What is expected »
Print all of the lines exactly. Any picture among them stays out.

>> begin

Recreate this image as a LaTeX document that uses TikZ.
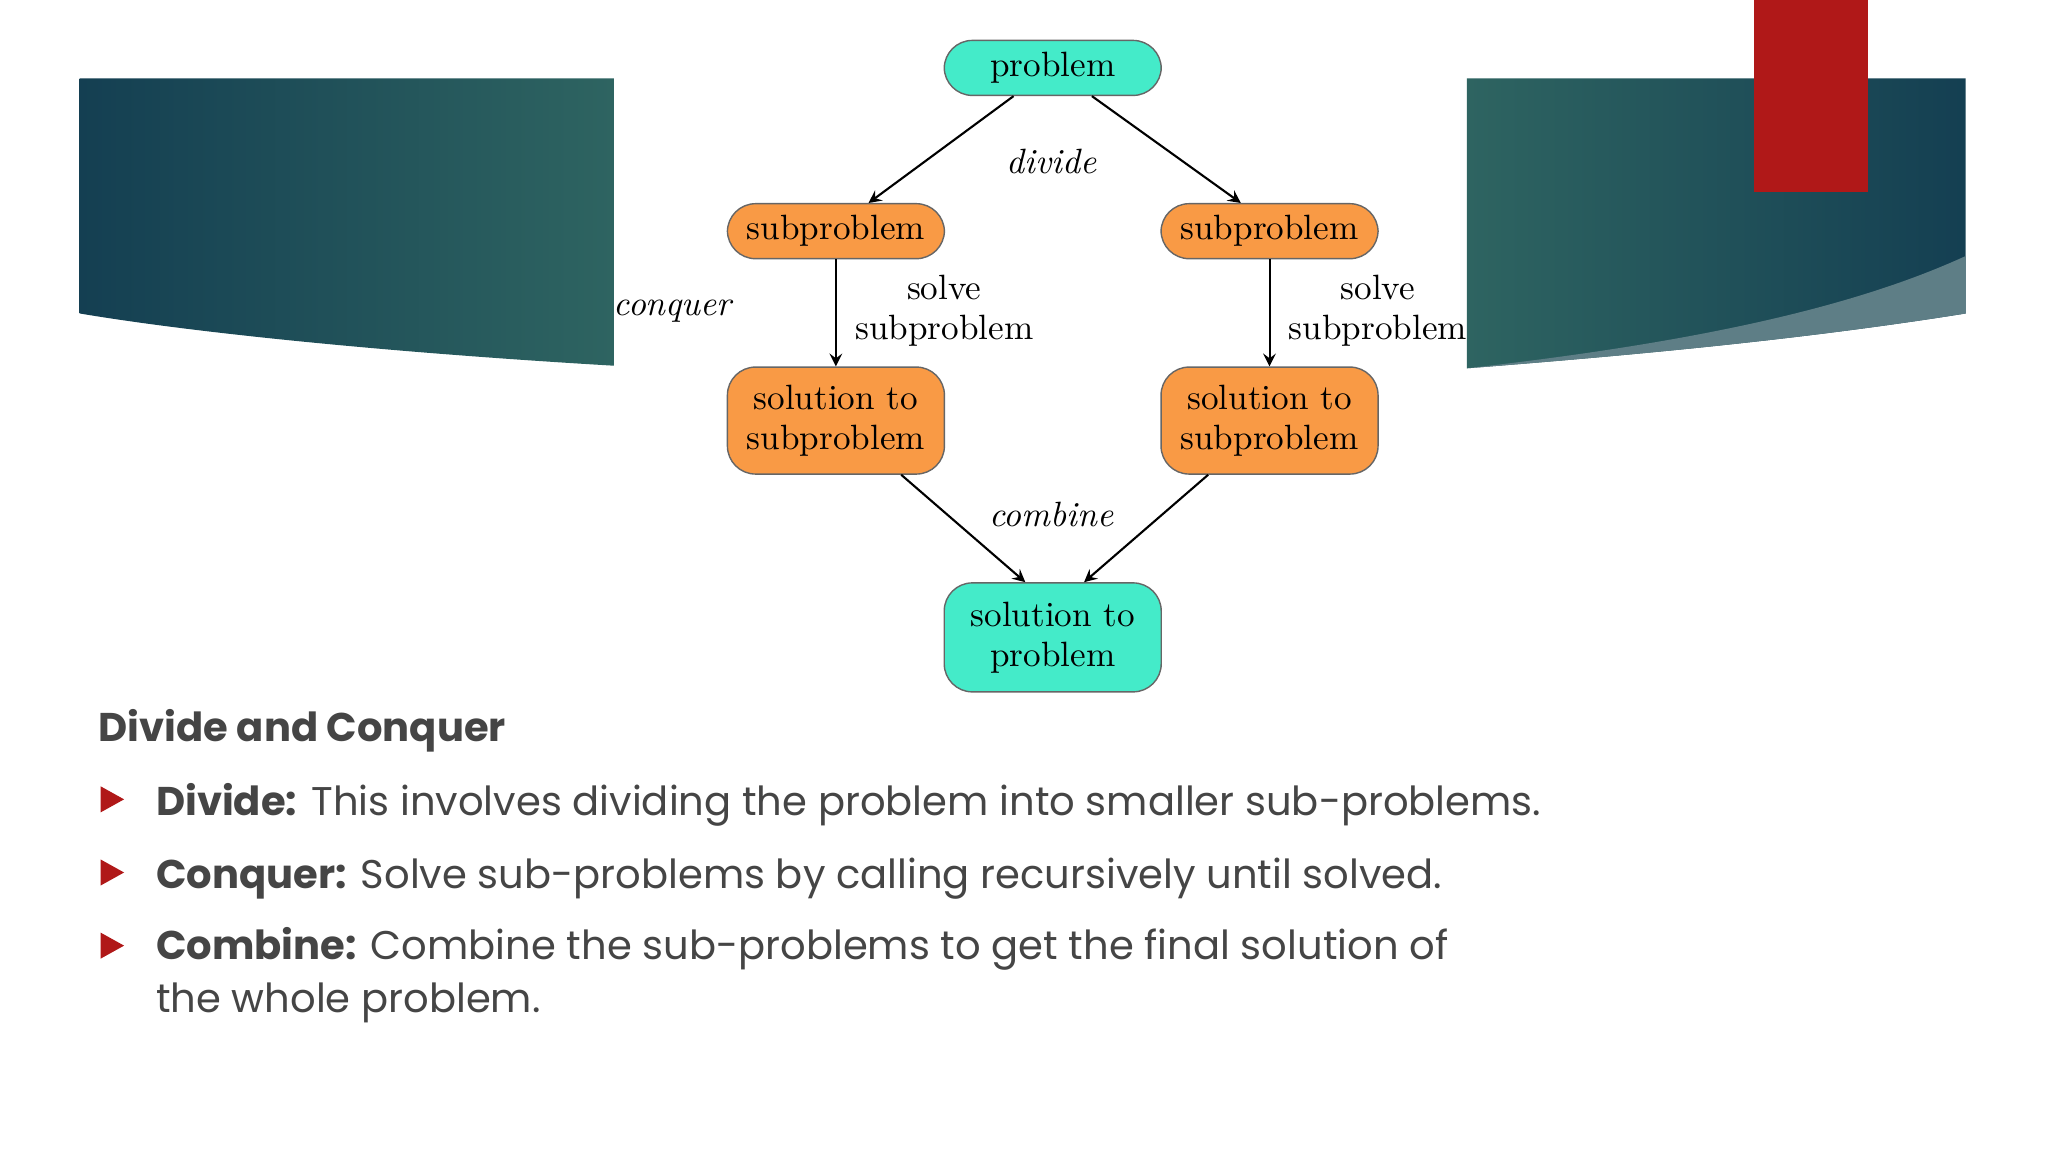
\documentclass[tikz,border=0pt]{standalone}
\usepackage{fontspec}
\newfontfamily\slide{Poppins}
\usetikzlibrary{calc}
\definecolor{teal1}{HTML}{143F52}
\definecolor{teal2}{HTML}{2E6461}
\definecolor{band}{HTML}{5E7E86}
\definecolor{redbar}{HTML}{B01818}
\definecolor{aqua}{HTML}{44EBC9}
\definecolor{orng}{HTML}{F99A45}
\definecolor{txt}{HTML}{454545}
\begin{document}
\begin{tikzpicture}[x=0.01306cm,y=-0.01306cm,>=stealth,
  box/.style={draw=black!60,rounded corners=8pt,minimum width=2.17cm,
    align=center,font=\fontsize{10}{11.3}\selectfont,inner sep=2pt},
  top/.style={box,fill=aqua},
  sub/.style={box,fill=orng},
  lab/.style={font=\fontsize{10}{11.3}\selectfont\itshape},
  note/.style={font=\fontsize{10}{11.3}\selectfont,align=center},
  arr/.style={->,semithick},
  bul/.style={fill=redbar},
  line/.style={anchor=base west,inner sep=0pt,text=txt,font=\slide\fontsize{11.4}{14}\selectfont}]
\useasboundingbox (0,0) rectangle (1568,882);
\fill[white] (0,0) rectangle (1568,882);
% decorative shapes
\shade[left color=teal1,right color=teal2] (61,60) -- (470,60) -- (470,280) .. controls (300,270) and (150,255) .. (61,240) -- cycle;
\shade[left color=teal2,right color=teal1] (1123,60) -- (1505,60) -- (1505,240) .. controls (1380,260) and (1250,272) .. (1123,282) -- cycle;
\fill[band] (1123,282) .. controls (1300,262) and (1420,235) .. (1505,196) -- (1505,240) .. controls (1380,260) and (1250,272) .. (1123,282) -- cycle;
\fill[redbar] (1343,0) rectangle (1430,147);
% diagram
\node[top,minimum height=0.55cm] (p) at (806,52) {problem};
\node[sub,minimum height=0.55cm] (sl) at (640,177) {subproblem};
\node[sub,minimum height=0.55cm] (sr) at (972,177) {subproblem};
\node[sub,minimum height=1.07cm] (ql) at (640,322) {solution to\\subproblem};
\node[sub,minimum height=1.07cm] (qr) at (972,322) {solution to\\subproblem};
\node[top,minimum height=1.09cm] (s) at (806,488) {solution to\\problem};
\draw[arr] ($(p.south)+(-30,0)$) -- ($(sl.north)+(25,0)$);
\draw[arr] ($(p.south)+(30,0)$) -- ($(sr.north)+(-22,0)$);
\draw[arr] (sl) -- (ql);
\draw[arr] (sr) -- (qr);
\draw[arr] ($(ql.south)+(50,0)$) -- ($(s.north)+(-21,0)$);
\draw[arr] ($(qr.south)+(-47,0)$) -- ($(s.north)+(24,0)$);
\node[lab] (ld) at (805,124) {divide};
\node[lab] (lc) at (805,394) {combine};
\node[lab] (lq) at (515,238) {conquer};
\node[note] (nl) at (723,238) {solve\\subproblem};
\node[note] (nr) at (1055,238) {solve\\subproblem};
% text
\node[line,font=\slide\bfseries\fontsize{11.4}{14}\selectfont] (h) at (75,568) {Divide and Conquer};
\node[line] (t1) at (119,624) {\textbf{Divide:} This involves dividing the problem into smaller sub-problems.};
\node[line] (t2) at (119,680) {\textbf{Conquer:} Solve sub-problems by calling recursively until solved.};
\node[line] (t3) at (119,735) {\textbf{Combine:} Combine the sub-problems to get the final solution of};
\node[line] (t4) at (119,775) {the whole problem.};
\foreach \y in {612,668,724} \fill[bul] (77,\y-10) -- (95,\y) -- (77,\y+10) -- cycle;
\end{tikzpicture}
\end{document}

>> end

Answer to the task »
Recreate this image as a LaTeX document that uses TikZ.
\documentclass[tikz,border=0pt]{standalone}
\usepackage{fontspec}
\newfontfamily\slide{Poppins}
\usetikzlibrary{calc}
\definecolor{teal1}{HTML}{143F52}
\definecolor{teal2}{HTML}{2E6461}
\definecolor{band}{HTML}{5E7E86}
\definecolor{redbar}{HTML}{B01818}
\definecolor{aqua}{HTML}{44EBC9}
\definecolor{orng}{HTML}{F99A45}
\definecolor{txt}{HTML}{454545}
\begin{document}
\begin{tikzpicture}[x=0.01306cm,y=-0.01306cm,>=stealth,
  box/.style={draw=black!60,rounded corners=8pt,minimum width=2.17cm,
    align=center,font=\fontsize{10}{11.3}\selectfont,inner sep=2pt},
  top/.style={box,fill=aqua},
  sub/.style={box,fill=orng},
  lab/.style={font=\fontsize{10}{11.3}\selectfont\itshape},
  note/.style={font=\fontsize{10}{11.3}\selectfont,align=center},
  arr/.style={->,semithick},
  bul/.style={fill=redbar},
  line/.style={anchor=base west,inner sep=0pt,text=txt,font=\slide\fontsize{11.4}{14}\selectfont}]
\useasboundingbox (0,0) rectangle (1568,882);
\fill[white] (0,0) rectangle (1568,882);
% decorative shapes
\shade[left color=teal1,right color=teal2] (61,60) -- (470,60) -- (470,280) .. controls (300,270) and (150,255) .. (61,240) -- cycle;
\shade[left color=teal2,right color=teal1] (1123,60) -- (1505,60) -- (1505,240) .. controls (1380,260) and (1250,272) .. (1123,282) -- cycle;
\fill[band] (1123,282) .. controls (1300,262) and (1420,235) .. (1505,196) -- (1505,240) .. controls (1380,260) and (1250,272) .. (1123,282) -- cycle;
\fill[redbar] (1343,0) rectangle (1430,147);
% diagram
\node[top,minimum height=0.55cm] (p) at (806,52) {problem};
\node[sub,minimum height=0.55cm] (sl) at (640,177) {subproblem};
\node[sub,minimum height=0.55cm] (sr) at (972,177) {subproblem};
\node[sub,minimum height=1.07cm] (ql) at (640,322) {solution to\\subproblem};
\node[sub,minimum height=1.07cm] (qr) at (972,322) {solution to\\subproblem};
\node[top,minimum height=1.09cm] (s) at (806,488) {solution to\\problem};
\draw[arr] ($(p.south)+(-30,0)$) -- ($(sl.north)+(25,0)$);
\draw[arr] ($(p.south)+(30,0)$) -- ($(sr.north)+(-22,0)$);
\draw[arr] (sl) -- (ql);
\draw[arr] (sr) -- (qr);
\draw[arr] ($(ql.south)+(50,0)$) -- ($(s.north)+(-21,0)$);
\draw[arr] ($(qr.south)+(-47,0)$) -- ($(s.north)+(24,0)$);
\node[lab] (ld) at (805,124) {divide};
\node[lab] (lc) at (805,394) {combine};
\node[lab] (lq) at (515,238) {conquer};
\node[note] (nl) at (723,238) {solve\\subproblem};
\node[note] (nr) at (1055,238) {solve\\subproblem};
% text
\node[line,font=\slide\bfseries\fontsize{11.4}{14}\selectfont] (h) at (75,568) {Divide and Conquer};
\node[line] (t1) at (119,624) {\textbf{Divide:} This involves dividing the problem into smaller sub-problems.};
\node[line] (t2) at (119,680) {\textbf{Conquer:} Solve sub-problems by calling recursively until solved.};
\node[line] (t3) at (119,735) {\textbf{Combine:} Combine the sub-problems to get the final solution of};
\node[line] (t4) at (119,775) {the whole problem.};
\foreach \y in {612,668,724} \fill[bul] (77,\y-10) -- (95,\y) -- (77,\y+10) -- cycle;
\end{tikzpicture}
\end{document}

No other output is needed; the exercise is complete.